JSON-Relational Duality

This is the feature that most genuinely changes how applications can be written. Duality views let you define a JSON view on top of relational tables, and crucially, the JSON view is updatable. Your application can write a single JSON document and Oracle distributes the changes across the underlying normalized tables.

CREATE JSON DUALITY VIEW orders_dv AS
  SELECT JSON {
    'orderId'  : o.id,
    'customer' : (SELECT JSON {'id': c.id, 'name': c.name}
                  FROM customers c WHERE c.id = o.customer_id),
    'lines'    : (SELECT JSON_ARRAYAGG(
                    JSON {'sku': l.sku, 'qty': l.qty})
                  FROM order_lines l WHERE l.order_id = o.id)
  }
  FROM orders o WITH UPDATE;

This is one of the cleanest answers to “use a document DB or relational DB?” I’ve seen. You get strict referential integrity at the storage layer and document-shaped reads/writes at the application layer. The compromises that usually force the choice — denormalize for the document model, or normalize and stitch in the app — both disappear.

The catch is that duality requires careful schema design upfront. You can’t bolt it onto an existing chaotic schema and expect clean documents to fall out. But for new applications, it’s worth designing the schema with duality in mind from day one.

Developer-experience wins

Three small features that compound:

  • Boolean datatype. You can finally declare BOOLEAN columns directly in DDL and use them in SQL, without a NUMBER(1) CHECK ... workaround.
  • IF [NOT] EXISTS on CREATE/DROP. No more wrapper PL/SQL blocks for idempotent DDL.
  • GROUP BY column aliases. You can group by an alias declared in the same SELECT — a small win that improves readability everywhere.

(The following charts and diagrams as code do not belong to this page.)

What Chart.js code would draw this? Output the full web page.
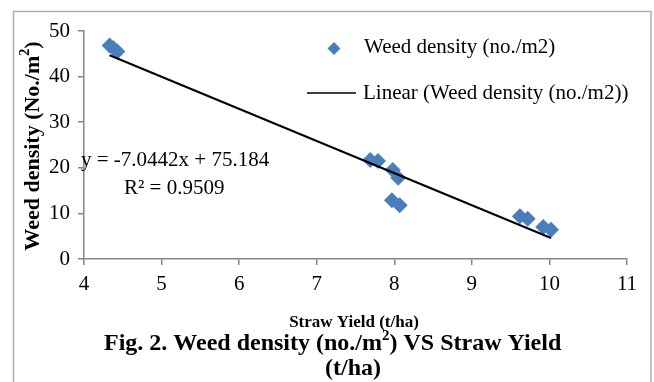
<!DOCTYPE html>
<html>
<head>
<meta charset="utf-8">
<script src="https://cdn.jsdelivr.net/npm/chart.js@4/dist/chart.umd.min.js"></script>
<style>
  html, body { margin: 0; padding: 0; background: #fff; }
  #wrap { width: 654px; height: 382px; position: relative; }
</style>
</head>
<body>
<div id="wrap"><canvas id="myChart" width="654" height="382"></canvas></div>
<script>
// straw yield (t/ha) and weed density (no./m2)
const strawYield = [4.33, 4.38, 4.43, 7.69, 7.79, 7.98, 8.05, 7.97, 8.07, 9.62, 9.72, 9.92, 10.02];
const weedDensity = [46.8, 46.2, 45.5, 21.7, 21.5, 19.5, 17.8, 12.9, 11.8, 9.4, 8.8, 7.0, 6.4];
const xTicks = [4, 5, 6, 7, 8, 9, 10, 11];
const yTicks = [0, 10, 20, 30, 40, 50];
const slope = -7.0442;
const intercept = 75.184;
const rSquared = "0.9509";

const serif = "'Liberation Serif', 'Times New Roman', serif";
const blue = "#4a7ebb";
const axisGray = "#868686";

const points = strawYield.map((x, i) => ({ x: x, y: weedDensity[i] }));
const xMin = Math.min(...strawYield);
const xMax = Math.max(...strawYield);
const trend = [xMin, xMax].map((x) => ({ x: x, y: slope * x + intercept }));

// text with a superscript "2" in the middle
function supText(ctx, before, after, x, y, size, supSize, align) {
    ctx.font = "bold " + size + "px " + serif;
    const w1 = ctx.measureText(before).width;
    const w2 = ctx.measureText(after).width;
    ctx.font = "bold " + supSize + "px " + serif;
    const ws = ctx.measureText("2").width;
    const total = w1 + ws + w2;
    let x0 = align === "center" ? x - total / 2 : x;
    ctx.textAlign = "left";
    ctx.font = "bold " + size + "px " + serif;
    ctx.fillText(before, x0, y);
    ctx.font = "bold " + supSize + "px " + serif;
    ctx.fillText("2", x0 + w1, y - size * 0.33);
    ctx.font = "bold " + size + "px " + serif;
    ctx.fillText(after, x0 + w1 + ws, y);
}

const decorations = {
    id: "decorations",
    afterDraw(chart) {
        const ctx = chart.ctx;
        ctx.save();

        // outer frame (no bottom edge)
        ctx.strokeStyle = "#b0b0b0";
        ctx.lineWidth = 1.5;
        ctx.beginPath();
        ctx.moveTo(13.5, 382);
        ctx.lineTo(13.5, 11.5);
        ctx.lineTo(651, 11.5);
        ctx.lineTo(651, 382);
        ctx.stroke();

        ctx.fillStyle = "#000";
        ctx.textBaseline = "middle";

        // legend
        ctx.fillStyle = blue;
        ctx.beginPath();
        ctx.moveTo(334, 42);
        ctx.lineTo(340.5, 48.5);
        ctx.lineTo(334, 55);
        ctx.lineTo(327.5, 48.5);
        ctx.closePath();
        ctx.fill();
        ctx.fillStyle = "#000";
        ctx.font = "21px " + serif;
        ctx.textAlign = "left";
        ctx.fillText("Weed density (no./m2)", 364, 47);
        ctx.strokeStyle = "#000";
        ctx.lineWidth = 1.5;
        ctx.beginPath();
        ctx.moveTo(307, 93);
        ctx.lineTo(356, 93);
        ctx.stroke();
        ctx.fillText("Linear (Weed density (no./m2))", 363, 93);

        // trendline label
        ctx.fillText("y = -7.0442x + 75.184", 81, 160);
        ctx.fillText("R\u00b2 = " + rSquared, 124, 188);

        // y axis title
        ctx.save();
        ctx.translate(33, 146);
        ctx.rotate(-Math.PI / 2);
        supText(ctx, "Weed density (No./m", ")", 0, 0, 22, 14, "center");
        ctx.restore();

        // x axis title
        ctx.textAlign = "center";
        ctx.font = "bold 17px " + serif;
        ctx.fillText("Straw Yield (t/ha)", 354, 323);

        // caption
        supText(ctx, "Fig. 2. Weed density (no./m", ") VS Straw Yield", 104, 344, 24, 15, "left");
        ctx.textAlign = "center";
        ctx.font = "bold 24px " + serif;
        ctx.fillText("(t/ha)", 353, 369);

        ctx.restore();
    },
};

new Chart(document.getElementById("myChart"), {
    type: "scatter",
    data: {
        datasets: [
            {
                label: "Weed density (no./m2)",
                data: points,
                pointStyle: "rectRot",
                pointRadius: 8,
                backgroundColor: blue,
                borderColor: blue,
                borderWidth: 0,
                order: 2,
            },
            {
                label: "Linear (Weed density (no./m2))",
                type: "line",
                data: trend,
                borderColor: "#000",
                borderWidth: 2,
                pointRadius: 0,
                fill: false,
                order: 1,
            },
        ],
    },
    options: {
        responsive: false,
        animation: false,
        events: [],
        layout: { padding: { left: 0, top: 31, right: 27, bottom: 0 } },
        plugins: {
            legend: { display: false },
            tooltip: { enabled: false },
        },
        scales: {
            x: {
                type: "linear",
                min: 4,
                max: 11,
                afterFit(scale) { scale.height = 123; },
                afterBuildTicks(scale) { scale.ticks = xTicks.map((v) => ({ value: v })); },
                border: { color: axisGray, width: 1.5 },
                grid: { drawOnChartArea: false, color: axisGray, tickLength: 6, lineWidth: 1.5 },
                ticks: { color: "#000", font: { family: serif, size: 21 }, padding: 7 },
            },
            y: {
                min: 0,
                max: 50,
                afterFit(scale) { scale.width = 84; },
                afterBuildTicks(scale) { scale.ticks = yTicks.map((v) => ({ value: v })); },
                border: { color: axisGray, width: 1.5 },
                grid: { drawOnChartArea: false, color: axisGray, tickLength: 6, lineWidth: 1.5 },
                ticks: { color: "#000", font: { family: serif, size: 21 }, padding: 8 },
            },
        },
    },
    plugins: [decorations],
});
</script>
</body>
</html>
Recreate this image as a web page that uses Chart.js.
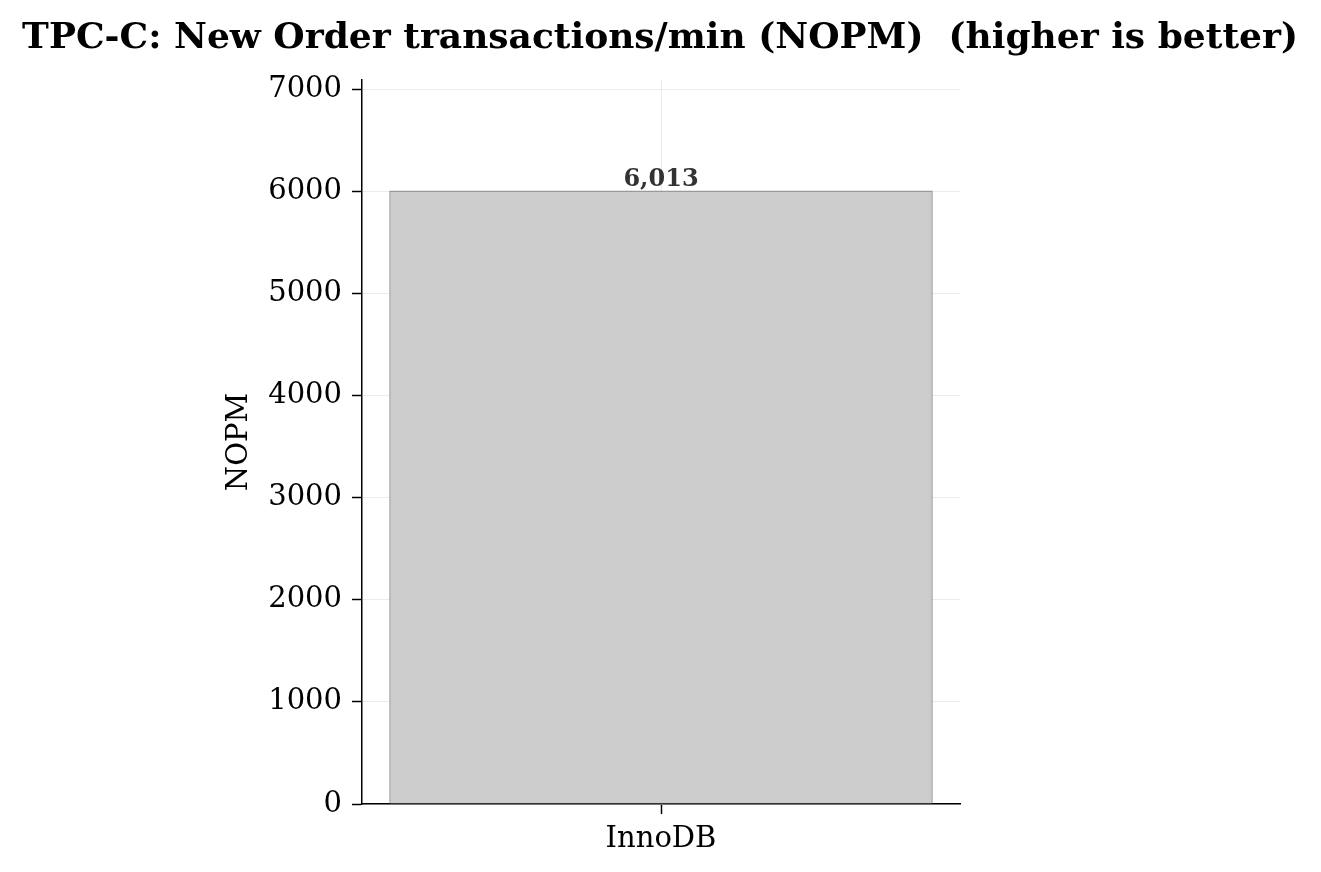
<!DOCTYPE html>
<html>
<head>
<meta charset="utf-8">
<title>TPC-C NOPM</title>
<script src="https://cdn.jsdelivr.net/npm/chart.js@4.4.1/dist/chart.umd.min.js"></script>
<style>
  html, body { margin: 0; padding: 0; background: #fff; }
  #wrap { width: 1321px; height: 872px; position: relative; }
</style>
</head>
<body>
<div id="wrap"><canvas id="nopmChart" width="1321" height="872"></canvas></div>
<script>
// 資料
const engines = ["InnoDB"];
const nopmValues = [6013];
const yTicks = [0, 1000, 2000, 3000, 4000, 5000, 6000, 7000];

const FONT = "'DejaVu Serif', 'Liberation Serif', serif";
const TITLE = "TPC-C: New Order transactions/min (NOPM)  (higher is better)";

// 標題 + 長條數值標籤
const labelPlugin = {
    id: "barLabels",
    afterDatasetsDraw(chart) {
        const ctx = chart.ctx;
        ctx.save();
        ctx.fillStyle = "#333";
        ctx.font = "bold 24px " + FONT;
        ctx.textAlign = "center";
        ctx.textBaseline = "bottom";
        const meta = chart.getDatasetMeta(0);
        meta.data.forEach((bar, i) => {
            ctx.fillText(nopmValues[i].toLocaleString("en-US"), bar.x, bar.y + 1);
        });
        ctx.fillStyle = "#000";
        ctx.font = "bold 36px " + FONT;
        ctx.textBaseline = "alphabetic";
        ctx.fillText(TITLE, 660, 48);
        ctx.restore();
    }
};

const ctx = document.getElementById("nopmChart").getContext("2d");
new Chart(ctx, {
    type: "bar",
    data: {
        labels: engines,
        datasets: [{
            label: "NOPM",
            data: nopmValues,
            backgroundColor: "#cccccc",
            borderColor: "#999999",
            borderWidth: 1.5,
            barPercentage: 0.909,
            categoryPercentage: 1.0
        }]
    },
    options: {
        responsive: false,
        animation: false,
        layout: { padding: { left: 222, right: 361, top: 80, bottom: 0 } },
        plugins: {
            legend: { display: false },
            tooltip: { enabled: false }
        },
        scales: {
            x: {
                grid: { color: "#ebebeb", lineWidth: 1, offset: false, tickColor: "#000", tickLength: 10, tickWidth: 1.5 },
                border: { color: "#000", width: 1.5 },
                ticks: { color: "#000", font: { family: FONT, size: 29 }, padding: 8 },
                afterFit(scale) { scale.height = 68; }
            },
            y: {
                min: 0,
                max: 7095,
                grid: { color: "#ebebeb", lineWidth: 1, tickColor: "#000", tickLength: 10, tickWidth: 1.5 },
                border: { color: "#000", width: 1.5 },
                afterBuildTicks(scale) { scale.ticks = yTicks.map(v => ({ value: v })); },
                ticks: { color: "#000", font: { family: FONT, size: 29 }, padding: 10, callback: v => String(v) },
                title: { display: true, text: "NOPM", color: "#000", font: { family: FONT, size: 29 }, padding: 0 },
                afterFit(scale) { scale.width = 140; }
            }
        }
    },
    plugins: [labelPlugin]
});
</script>
</body>
</html>
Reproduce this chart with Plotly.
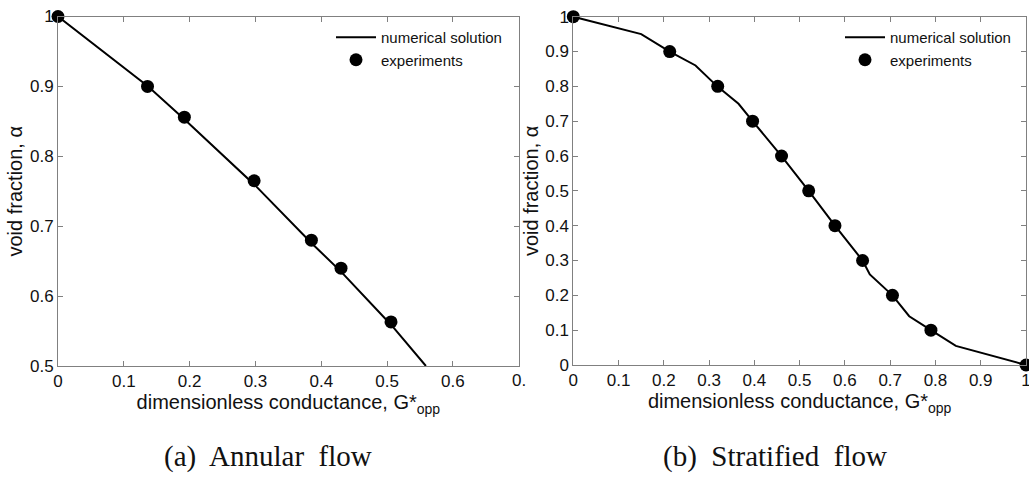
import plotly.graph_objects as go

# ---------------- data ----------------
# (a) Annular flow
annular_num_x = [0, 0.137, 0.192, 0.300, 0.385, 0.430, 0.507, 0.559]
annular_num_y = [1.0, 0.900, 0.853, 0.758, 0.676, 0.635, 0.558, 0.500]
annular_exp_x = [0, 0.136, 0.192, 0.298, 0.385, 0.430, 0.506]
annular_exp_y = [1.0, 0.900, 0.856, 0.765, 0.680, 0.640, 0.563]

# (b) Stratified flow
strat_num_x = [0, 0.150, 0.213, 0.270, 0.318, 0.365, 0.396, 0.460, 0.520, 0.578,
               0.639, 0.655, 0.705, 0.742, 0.790, 0.845, 1.0]
strat_num_y = [1.0, 0.950, 0.900, 0.860, 0.800, 0.750, 0.700, 0.600, 0.500, 0.400,
               0.300, 0.260, 0.200, 0.140, 0.100, 0.055, 0.0]
strat_exp_x = [0, 0.213, 0.319, 0.396, 0.460, 0.520, 0.578, 0.639, 0.705, 0.790, 1.0]
strat_exp_y = [1.0, 0.900, 0.800, 0.700, 0.600, 0.500, 0.400, 0.300, 0.200, 0.100, 0.0]

annular_xticks = [0, 0.1, 0.2, 0.3, 0.4, 0.5, 0.6]
annular_xlabels = ["0", "0.1", "0.2", "0.3", "0.4", "0.5", "0.6"]
annular_yticks = [0.5, 0.6, 0.7, 0.8, 0.9, 1.0]
annular_ylabels = ["0.5", "0.6", "0.7", "0.8", "0.9", "1"]
strat_ticks = [0, 0.1, 0.2, 0.3, 0.4, 0.5, 0.6, 0.7, 0.8, 0.9, 1.0]
strat_labels = ["0", "0.1", "0.2", "0.3", "0.4", "0.5", "0.6", "0.7", "0.8", "0.9", "1"]

x_title = "dimensionless conductance, G*<sub>opp</sub>"
y_title = "void fraction, α"
captions = ["(a)  Annular  flow", "(b)  Stratified  flow"]

W, H = 1029, 482
FONT = "Liberation Sans, Arial, sans-serif"
AX = "#808080"

fig = go.Figure()

line_style = dict(color="black", width=2)
marker_style = dict(color="black", size=13, symbol="circle")

fig.add_trace(go.Scatter(x=annular_num_x, y=annular_num_y, mode="lines", line=line_style,
                         name="numerical solution", xaxis="x", yaxis="y", legend="legend",
                         cliponaxis=False))
fig.add_trace(go.Scatter(x=annular_exp_x, y=annular_exp_y, mode="markers", marker=marker_style,
                         name="experiments", xaxis="x", yaxis="y", legend="legend",
                         cliponaxis=False))
fig.add_trace(go.Scatter(x=strat_num_x, y=strat_num_y, mode="lines", line=line_style,
                         name="numerical solution", xaxis="x2", yaxis="y2", legend="legend2",
                         cliponaxis=False))
fig.add_trace(go.Scatter(x=strat_exp_x, y=strat_exp_y, mode="markers", marker=marker_style,
                         name="experiments", xaxis="x2", yaxis="y2", legend="legend2",
                         cliponaxis=False))

def px_x(p):
    return p / W

def px_y(p):
    return 1 - p / H

axis_common = dict(
    showline=True, linecolor=AX, linewidth=1, mirror="allticks",
    ticks="inside", ticklen=5, tickcolor=AX, tickwidth=1,
    showgrid=False, zeroline=False, automargin=False, ticklabeloverflow="allow",
    tickfont=dict(family=FONT, size=17, color="#111111"),
    title_font=dict(family=FONT, size=20, color="#111111"),
)

legend_common = dict(xanchor="left", yanchor="top",
                     bgcolor="rgba(0,0,0,0)", borderwidth=0, itemwidth=40,
                     font=dict(family=FONT, size=15, color="#111111"), tracegroupgap=0)

fig.update_layout(
    width=W, height=H,
    margin=dict(l=0, r=0, t=0, b=0, autoexpand=False),
    paper_bgcolor="white", plot_bgcolor="white",
    xaxis=dict(domain=[px_x(58), px_x(518.7)], range=[0, 0.7], anchor="y",
               tickvals=annular_xticks, ticktext=annular_xlabels,
               title=dict(text=x_title, standoff=3), **axis_common),
    yaxis=dict(domain=[px_y(366), px_y(16.5)], range=[0.5, 1.0], anchor="x",
               tickvals=annular_yticks, ticktext=annular_ylabels,
               title=dict(text=y_title, standoff=1), **axis_common),
    xaxis2=dict(domain=[px_x(573.3), px_x(1026)], range=[0, 1.0], anchor="y2",
                tickvals=strat_ticks, ticktext=strat_labels,
                title=dict(text=x_title, standoff=3), **axis_common),
    yaxis2=dict(domain=[px_y(365), px_y(16.7)], range=[0, 1.0], anchor="x2",
                tickvals=strat_ticks, ticktext=strat_labels,
                title=dict(text=y_title, standoff=1), **axis_common),
    legend=dict(x=px_x(331), y=px_y(21), **legend_common),
    legend2=dict(x=px_x(840), y=px_y(21), **legend_common),
    showlegend=True,
)

# clipped "0." tick label at the right edge of the left panel (0.7 in the source)
fig.add_annotation(x=0.7, y=0.5, xref="x", yref="y", text="0.", showarrow=False,
                   xanchor="center", yanchor="top", yshift=-3,
                   font=dict(family=FONT, size=17, color="#111111"))

fig.add_annotation(x=px_x(268), y=px_y(456), xref="paper", yref="paper", text=captions[0],
                   showarrow=False, xanchor="center", yanchor="middle",
                   font=dict(family="Liberation Serif, Times New Roman, serif", size=29, color="#111111"))
fig.add_annotation(x=px_x(775), y=px_y(456), xref="paper", yref="paper", text=captions[1],
                   showarrow=False, xanchor="center", yanchor="middle",
                   font=dict(family="Liberation Serif, Times New Roman, serif", size=29, color="#111111"))

fig.write_html("out.html")
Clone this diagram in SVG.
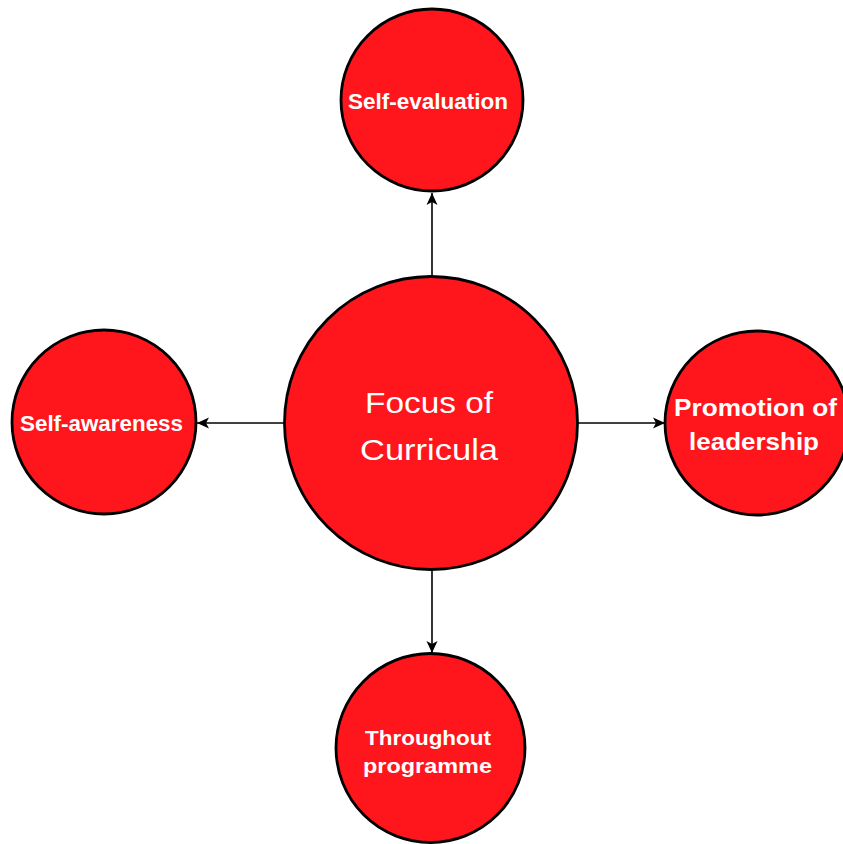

None of these is a megafeature. Together they remove enough friction that writing SQL in 23ai feels noticeably better than 19c. The kind of difference that’s invisible in slides and obvious in your editor.

What it doesn’t change

A few things worth being clear about:

  • It’s still Oracle. Licensing, edition tiers, and the operational learning curve are unchanged. If your team didn’t enjoy running Oracle on 19c, 23ai won’t fix that.
  • AI features don’t replace good schema design. Vector search and Select AI are layers on top of your model — they don’t compensate for a bad one.
  • Cloud-only features exist. Some advertised capabilities ship first on Autonomous Database and trail to on-prem. Verify availability for your specific edition before planning.

Should you upgrade?

If you’re on 19c, the planning question is when, not whether. 19c remains supported for a while, but 23ai is now the canonical target. Things to weigh:

  • Application certification. Critical apps need testing on 23ai before any production move.
  • Driver versions. JDBC, ODP.NET, and node-oracledb all need compatible versions.
  • Standby strategy. Data Guard configurations need verification with the new release.
  • Feature-driven moves. If you need vector search, duality views, or specific 23ai-only features, the upgrade conversation starts now. If you don’t, it’s a normal supportable-version-floor migration.

For new projects starting today, 23ai is the right default. The DX improvements alone make it a better authoring experience than 19c, and starting on the current release saves a future migration. The AI features and duality are bets you can take or leave depending on what you’re building — but the floor of 23ai is already higher than 19c was.